Not a single Democrat supported that version. Republican Tom Cotton was the only member of the Arkansas delegation who voted against previous incarnations of the bill containing SNAP funding.
In an interview with KUAR, U.S. Secretary of Agriculture Tom Vilsack says failing to reconcile the two versions could be disastrous and force the government to revert to standards established in the 1940’s.
“All of our trade promotion programs, all of the research dollars to go to Arkansas’s University System from USDA, all of the rural development programs, all of the capacity to expand job creation in rural Arkansas are dependent on getting a five year bill through. In addition to, obviously, the support system and structure that will make it easier for farmers and ranchers in Arkansas to withstand natural disasters,” said Vilsack.

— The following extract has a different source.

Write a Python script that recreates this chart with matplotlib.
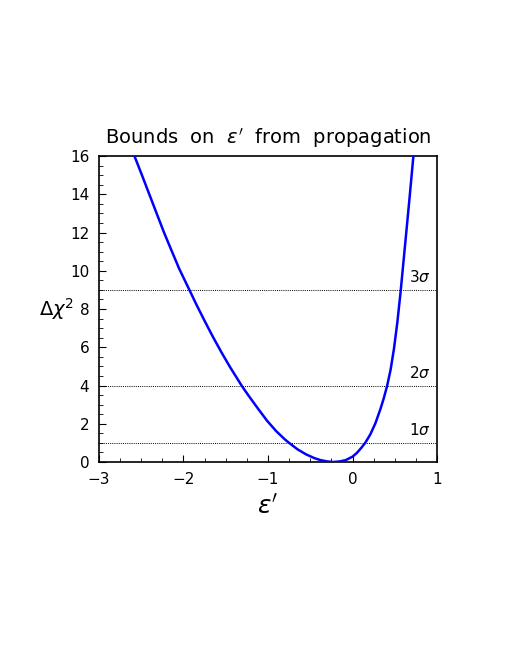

He also said splitting SNAP from the farm bill was a mistake, and that the two are interconnected for a reason.
“They basically enable those families to buy more at their grocery store and because they can buy more at their grocery store that helps to support all of the jobs in the supply chain. From the moment something is sold at the grocery store all the way back to it being shelved, being packaged, it being processed, it being trucked, and it being produced. That’s one of the reasons why, if you look at what happens to a dollar spend in a grocery store, 15 to 17 cents of every dollar that’s spent ultimately finds its way back in a farmer’s pocket,” said Vilsack.
Republican Senator John Boozeman says moving forward, Congress will try to reconcile the two pieces of legislation in conference, and says it needs to include food assistance.
“I think everybody working really hard can come to agreement and get something that is good for farmers, good for consumers, good for those that are dependent on food stamps, and then also something that’s very good for the American taxpayer,” said Boozeman.
The 2008 farm bill expires on October 1st, at which time cuts will go in effect, including a predicted rise in common food staples like milk.